Las mandas del canónigo nos dicen que la pareja de retratos representan a su madre y hermano, confirmando nuestro aserto inicial en lo que respecta a Luisa Bolívar, y rechazando la suposición de que el retrato masculino represente al padre de Bolívar, en realidad es el retrato de su sobrino Domingo Ignacio Jeréz de Aristeguieta y Bolívar.

El retrato de este último permite una conclusión sorprendente, la revelación de un pintor sólo equiparable por su calidad al prolífico Juan Pedro López, se trata de Diego Antonio de Landaeta, de quien hasta ahora se reseñaban algunos datos personales pero ninguna obra, aunque quien esto escribe conocía una pintura suya firmada y fechada en 1755 del Museo Arquidiocesano de Coro, representando a María Magdalena, obra juvenil que no permite calibrar su evolución futura, pero sí agrupar en torno de la misma otras obras que no es el momento de reseñar.

Con el retrato de doña Luisa Bolívar, una de sus últimas obras y desde luego su mejor retrato, el artista se aparta por una vez de los iconos de la fe para ofrecernos una imagen fresca, viva, de uno de sus contemporáneos

De este gran pintor venezolano cuya magnitud comienza a vislumbrarse, postulamos una estadía en México en torno a 1760.

Pensamos que sólo un pintor como Diego de Landaeta podría lograr la rica variedad expresiva de ángeles y santos en la versión de la Virgen de Caracas perteneciente a la municipalidad, realizada unos diez o quince años antes de aquel retrato.
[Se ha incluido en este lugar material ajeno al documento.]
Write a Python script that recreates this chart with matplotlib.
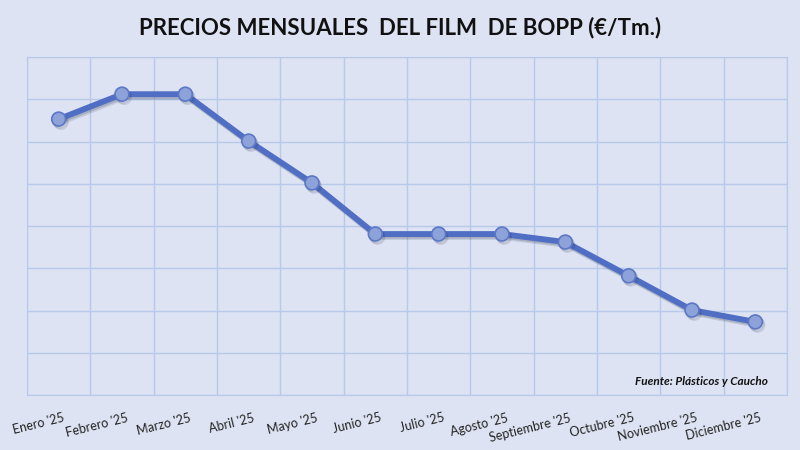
import matplotlib.pyplot as plt
import matplotlib.patheffects as pe
import matplotlib.transforms as mtransforms
from matplotlib.ticker import MultipleLocator

# (no y axis shown, units = grid steps)
meses = ["Enero '25", "Febrero '25", "Marzo '25", "Abril '25", "Mayo '25", "Junio '25",
         "Julio '25", "Agosto '25", "Septiembre '25", "Octubre '25", "Noviembre '25",
         "Diciembre '25"]
precios = [6.53, 7.12, 7.12, 6.01, 5.02, 3.81, 3.81, 3.81, 3.62, 2.82, 2.01, 1.73]

BG = "#dde3f3"
GRID = "#b8c8ea"
LINE = "#4f6ec4"

plt.rcParams["font.family"] = ["Lato", "DejaVu Sans"]

fig = plt.figure(figsize=(8, 4.5), dpi=100, facecolor=BG)
ax = fig.add_axes([0.03375, 0.1222, 0.95, 0.7511], facecolor=BG)

x = list(range(len(meses)))
# soft shadow: a few faint offset copies
shadow = [pe.SimpleLineShadow(offset=(0.8, -1.2), shadow_color="#26324a", alpha=0.18),
          pe.SimpleLineShadow(offset=(1.6, -2.2), shadow_color="#26324a", alpha=0.14),
          pe.Normal()]
ax.plot(x, precios, color=LINE, lw=4.2, solid_capstyle="round", zorder=3,
        path_effects=shadow)
ax.plot(x, precios, ls="none", marker="o", ms=10, mfc="#8ea2da", mec="#5b77c6",
        mew=1.2, zorder=4, path_effects=shadow)

ax.set_xlim(-0.5, len(meses) - 0.5)
ax.set_ylim(0, 8)
ax.yaxis.set_major_locator(MultipleLocator(1))
ax.set_xticks([i - 0.5 for i in range(len(meses) + 1)], minor=False)
ax.set_xticklabels([])
ax.set_xticks(x, minor=True)
ax.set_xticklabels(meses, minor=True, rotation=14, ha="right", rotation_mode="anchor",
                   fontsize=9, color="#222222")
ax.tick_params(axis="x", which="both", length=0, pad=12)
ax.tick_params(axis="y", length=0, labelleft=False)
ax.grid(True, which="major", color=GRID, lw=1)
ax.set_axisbelow(True)
for s in ax.spines.values():
    s.set_color(GRID)

# shift labels so their right end sits near the category point
off = mtransforms.ScaledTranslation(3 / 72, 0, fig.dpi_scale_trans)
for lbl in ax.get_xticklabels(minor=True):
    lbl.set_transform(lbl.get_transform() + off)

fig.text(0.5, 0.938, "PRECIOS MENSUALES  DEL FILM  DE BOPP (€/Tm.)", ha="center", va="center",
         fontsize=16, fontweight="bold", color="#111111")
ax.text(0.975, 0.04, "Fuente: Plásticos y Caucho", transform=ax.transAxes, ha="right",
        va="center", fontsize=8.5, fontweight="bold", fontstyle="italic", color="#111111")

fig.savefig("out.png", dpi=100, facecolor=BG)
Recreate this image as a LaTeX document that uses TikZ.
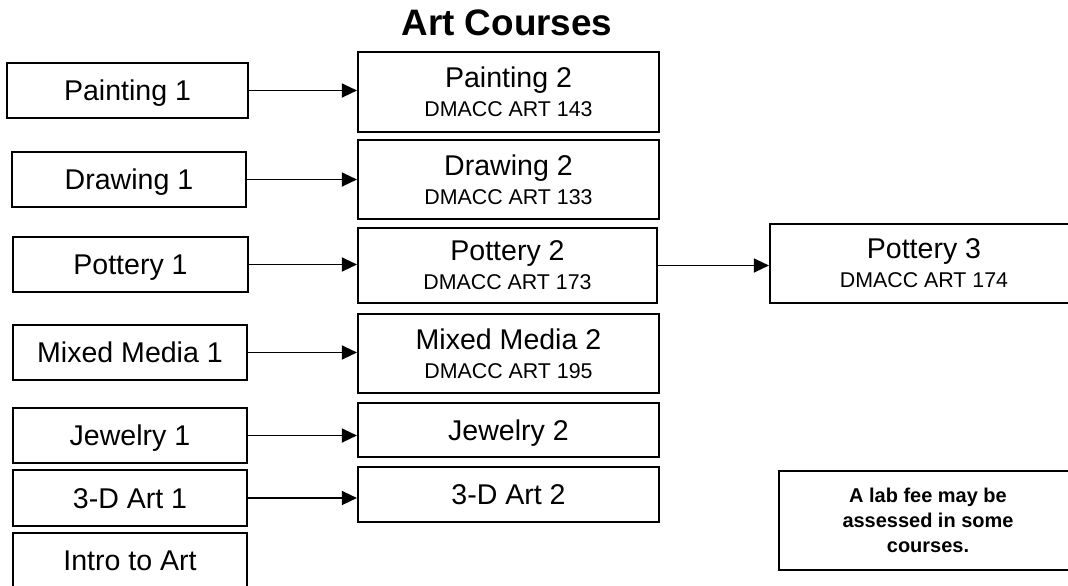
\documentclass[tikz,border=0pt]{standalone}
\usepackage{fontspec}
\setmainfont{Liberation Sans}
\usetikzlibrary{arrows.meta}
\newcommand{\crsfont}{\fontsize{20.3}{24}\selectfont}
\newcommand{\dmacc}[1]{\\[-3.5pt]{\fontsize{15.2}{18}\selectfont DMACC ART #1}}
\tikzset{
  course/.style={draw, line width=1.4pt, inner sep=0pt, align=center, font=\crsfont},
  oneline/.style={text height=14.5pt, text depth=0pt},
  first/.style={course, oneline, minimum width=5.85cm, minimum height=1.375cm},
  second/.style={course, minimum width=7.525cm},
  prereq/.style={-{Triangle[length=0.38cm,width=0.35cm]}, line width=1.3pt},
}

\begin{document}
\begin{tikzpicture}[x=0.025cm, y=-0.025cm]
        \useasboundingbox (0,0) rectangle (1068,586);
        \clip (0,0) rectangle (1068,586);
        \node[anchor=base, font=\fontsize{26.2}{30}\selectfont\bfseries] (title) at (507,35) {Art Courses};
        % first year
        \node[first, minimum width=6.025cm] (pa1) at (127.5,90.5) {Painting 1};
        \node[first] (dr1) at (129,179.5) {Drawing 1};
        \node[first] (po1) at (130.5,264.5) {Pottery 1};
        \node[first] (mm1) at (130,352.5) {Mixed Media 1};
        \node[first] (je1) at (130,435.5) {Jewelry 1};
        \node[first, minimum height=1.4cm] (ar1) at (130,498) {3-D Art 1};
        \node[first] (intro) at (130,560.5) {Intro to Art};
        % second year
        \node[second, minimum height=2cm] (pa2) at (508.5,92) {Painting 2\dmacc{143}};
        \node[second, minimum height=1.975cm] (dr2) at (508.5,179.5) {Drawing 2\dmacc{133}};
        \node[second, minimum width=7.475cm, minimum height=1.875cm] (po2) at (507.5,265.5) {Pottery 2\dmacc{173}};
        \node[second, minimum height=1.975cm] (mm2) at (508.5,353.5) {Mixed Media 2\dmacc{195}};
        \node[second, oneline, minimum height=1.35cm] (je2) at (508.5,430) {Jewelry 2};
        \node[second, oneline, minimum height=1.375cm] (ar2) at (508.5,494.5) {3-D Art 2};
        % third year
        \node[course, minimum width=7.7cm, minimum height=1.975cm] (po3) at (924,263.5) {Pottery 3\dmacc{174}};
        \node[course, minimum width=7.45cm, minimum height=2.475cm, font=\fontsize{14.2}{17.8}\selectfont\bfseries] (fee) at (928,520.5) {A lab fee may be\\assessed in some\\courses.};
        % \draw[step=50,gray,very thin] (0,0) grid (1068,586);
        \draw[prereq] (pa1.east) -- (pa1.east -| pa2.west);
        \draw[prereq] (dr1.east) -- (dr1.east -| dr2.west);
        \draw[prereq] (po1.east) -- (po1.east -| po2.west);
        \draw[prereq] (mm1.east) -- (mm1.east -| mm2.west);
        \draw[prereq] (je1.east) -- (je1.east -| je2.west);
        \draw[prereq] (ar1.east) -- (ar1.east -| ar2.west);
        \draw[prereq] (po2.east) -- (po2.east -| po3.west);
      \end{tikzpicture}
\end{document}
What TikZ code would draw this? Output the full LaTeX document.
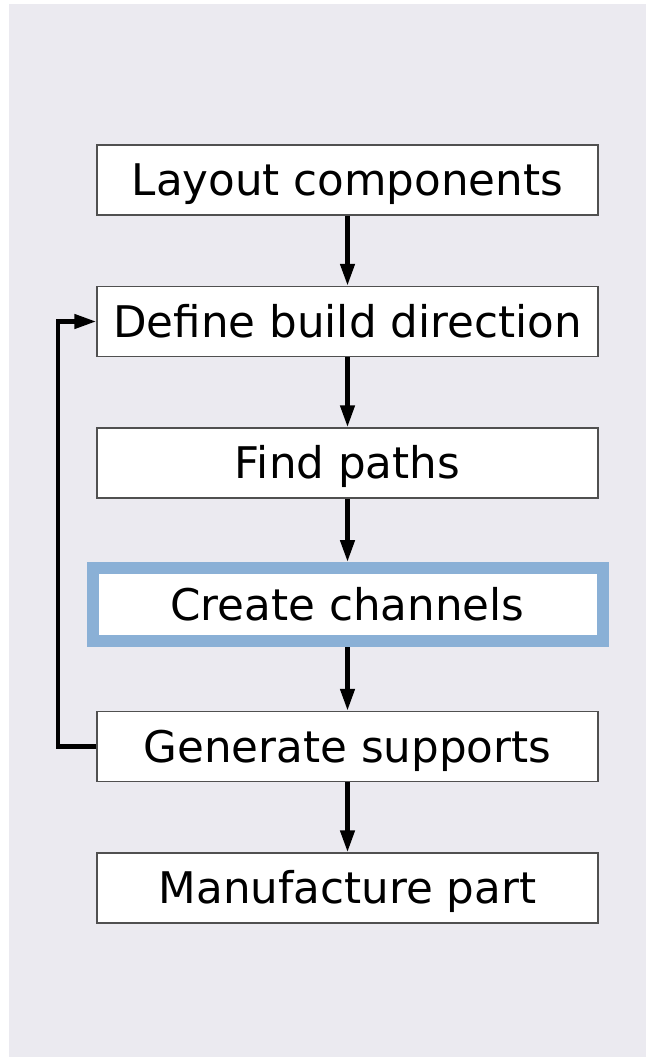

Sea como fuere una cosa parece cierta, en lo futuro la historia de la pintura en Venezuela no podrá prescindir de este pintor.

Aristeguieta, el mecenas En sus apuntes testamentarios aparecen referencias a diversos pintores y escultores, así como a obras que había encargado o poseía, también se reseñan personas del común de apellido Landaeta, inclusive se hace mención del hermano del pintor, quien se llamaba José Bernardo Landaeta; a él le había prestado el sacerdote, de su biblioteca, un "noviliario", que pide se recupere como parte de sus bienes; el hecho es muy expresivo de la especial instrucción de estos hermanos.

Nos llama igualmente la atención el término utilizado por aquel sacerdote al referirse a los dibujos que su albacea entregaría a los pintores, utiliza uno infrecuente en el léxico coloquial de aquella Venezuela, la palabra "diseños". Se trata de un término selecto como selecto era el espíritu de quien lo utilizaba. El docto Panofsky, quien ha trazado la genealogía de la Idea en el arte, nos recuerda que en el tratado de Federico Zuccari (1607) se distingue entre el disegno interno, que es la formulación de la idea a ser plasmada por el pintor, y su expresión o ejecución a través del disegno esterno (Panofsky, 1977, p.70).

El sobrio retrato masculino que le hace pareja, representa a un hombre joven ante un paisaje abierto, que lanza sobre el espectador una mirada cordial pero llena de melancolía

Otro tratadista, pero esta vez barroco e hispano, Antonio Palomino de Castro, en su Museo Pictórico y Escala Óptica (1715), retoma el argumento del "Zúcaro", afirmando en este libro, bastante conocido en el orbe hispano, que al dibujo "el italiano llama disegnos"(sic), agregando que Zuccari explica el término "diciendo que es el Segno di Dio, el Sello o Signo de Dios".

Jeréz de Ariteguieta quien como vemos tenía algún conocimiento sobre tratados de arte, ya al borde de la muerte, y seguramente sin proponérselo en esos términos, convocó a los dos máximos pintores venezolanos del momento a un inesperado certamen, dejándole a cada uno de ellos un dibujo como punto de inicio. Expresaba con su encargo póstumo, y de alguna manera prolongaba, un estilo de vida muy suyo y, desde luego, una época estelar en la historia cultural del país. También inauguraba, sin saberlo, un capítulo que nos expone a nuevas epifanías y sombras, avatares de toda investigación.